--- start of DATA PROVIDED ---

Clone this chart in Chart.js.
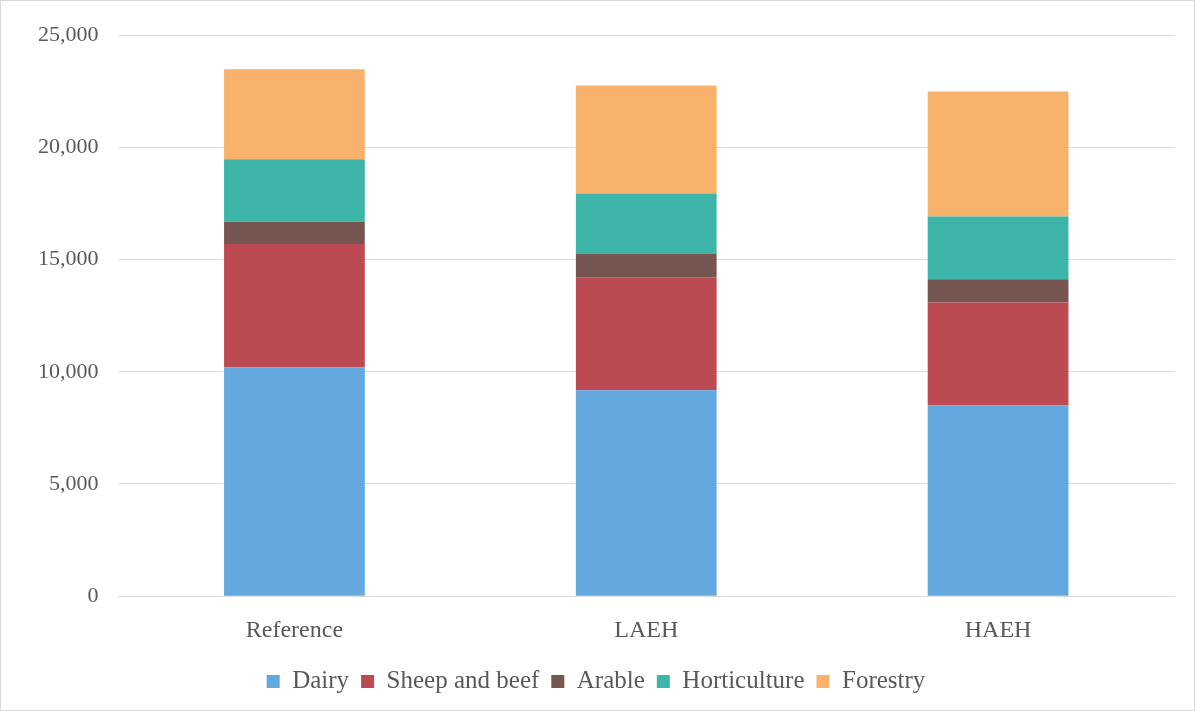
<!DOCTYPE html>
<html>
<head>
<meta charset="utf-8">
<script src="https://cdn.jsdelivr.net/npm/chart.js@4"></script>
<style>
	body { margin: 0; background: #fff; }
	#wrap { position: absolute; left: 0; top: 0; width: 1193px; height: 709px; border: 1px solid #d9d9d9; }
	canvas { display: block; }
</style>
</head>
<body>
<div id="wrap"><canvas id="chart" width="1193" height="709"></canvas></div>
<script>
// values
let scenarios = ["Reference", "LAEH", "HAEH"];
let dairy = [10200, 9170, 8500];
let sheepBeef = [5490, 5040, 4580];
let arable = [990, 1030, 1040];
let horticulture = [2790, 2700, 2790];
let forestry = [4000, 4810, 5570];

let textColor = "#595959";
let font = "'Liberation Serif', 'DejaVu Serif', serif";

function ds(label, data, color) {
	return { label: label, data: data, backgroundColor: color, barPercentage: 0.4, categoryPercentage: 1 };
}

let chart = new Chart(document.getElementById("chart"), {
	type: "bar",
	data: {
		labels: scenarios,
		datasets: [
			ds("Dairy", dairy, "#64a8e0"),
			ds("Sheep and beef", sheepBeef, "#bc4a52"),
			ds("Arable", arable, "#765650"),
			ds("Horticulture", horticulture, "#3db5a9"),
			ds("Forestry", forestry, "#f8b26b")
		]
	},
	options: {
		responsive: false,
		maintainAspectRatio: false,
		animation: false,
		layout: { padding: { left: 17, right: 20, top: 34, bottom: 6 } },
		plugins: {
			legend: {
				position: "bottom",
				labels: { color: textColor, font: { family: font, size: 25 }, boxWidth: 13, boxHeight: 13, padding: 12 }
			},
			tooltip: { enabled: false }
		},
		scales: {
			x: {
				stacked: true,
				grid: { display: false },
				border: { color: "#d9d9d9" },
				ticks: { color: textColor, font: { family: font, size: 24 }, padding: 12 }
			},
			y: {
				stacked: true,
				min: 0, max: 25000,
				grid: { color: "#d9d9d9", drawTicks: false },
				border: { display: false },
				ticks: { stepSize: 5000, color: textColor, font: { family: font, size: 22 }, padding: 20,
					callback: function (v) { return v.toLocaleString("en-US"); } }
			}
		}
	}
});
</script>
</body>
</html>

--- end of DATA PROVIDED ---

[PROBLEM STATEMENT]
Write out the whole listing exactly, and drop the pictures.

[COMPLETE RESPONSE]
Clone this chart in Chart.js.
<!DOCTYPE html>
<html>
<head>
<meta charset="utf-8">
<script src="https://cdn.jsdelivr.net/npm/chart.js@4"></script>
<style>
	body { margin: 0; background: #fff; }
	#wrap { position: absolute; left: 0; top: 0; width: 1193px; height: 709px; border: 1px solid #d9d9d9; }
	canvas { display: block; }
</style>
</head>
<body>
<div id="wrap"><canvas id="chart" width="1193" height="709"></canvas></div>
<script>
// values
let scenarios = ["Reference", "LAEH", "HAEH"];
let dairy = [10200, 9170, 8500];
let sheepBeef = [5490, 5040, 4580];
let arable = [990, 1030, 1040];
let horticulture = [2790, 2700, 2790];
let forestry = [4000, 4810, 5570];

let textColor = "#595959";
let font = "'Liberation Serif', 'DejaVu Serif', serif";

function ds(label, data, color) {
	return { label: label, data: data, backgroundColor: color, barPercentage: 0.4, categoryPercentage: 1 };
}

let chart = new Chart(document.getElementById("chart"), {
	type: "bar",
	data: {
		labels: scenarios,
		datasets: [
			ds("Dairy", dairy, "#64a8e0"),
			ds("Sheep and beef", sheepBeef, "#bc4a52"),
			ds("Arable", arable, "#765650"),
			ds("Horticulture", horticulture, "#3db5a9"),
			ds("Forestry", forestry, "#f8b26b")
		]
	},
	options: {
		responsive: false,
		maintainAspectRatio: false,
		animation: false,
		layout: { padding: { left: 17, right: 20, top: 34, bottom: 6 } },
		plugins: {
			legend: {
				position: "bottom",
				labels: { color: textColor, font: { family: font, size: 25 }, boxWidth: 13, boxHeight: 13, padding: 12 }
			},
			tooltip: { enabled: false }
		},
		scales: {
			x: {
				stacked: true,
				grid: { display: false },
				border: { color: "#d9d9d9" },
				ticks: { color: textColor, font: { family: font, size: 24 }, padding: 12 }
			},
			y: {
				stacked: true,
				min: 0, max: 25000,
				grid: { color: "#d9d9d9", drawTicks: false },
				border: { display: false },
				ticks: { stepSize: 5000, color: textColor, font: { family: font, size: 22 }, padding: 20,
					callback: function (v) { return v.toLocaleString("en-US"); } }
			}
		}
	}
});
</script>
</body>
</html>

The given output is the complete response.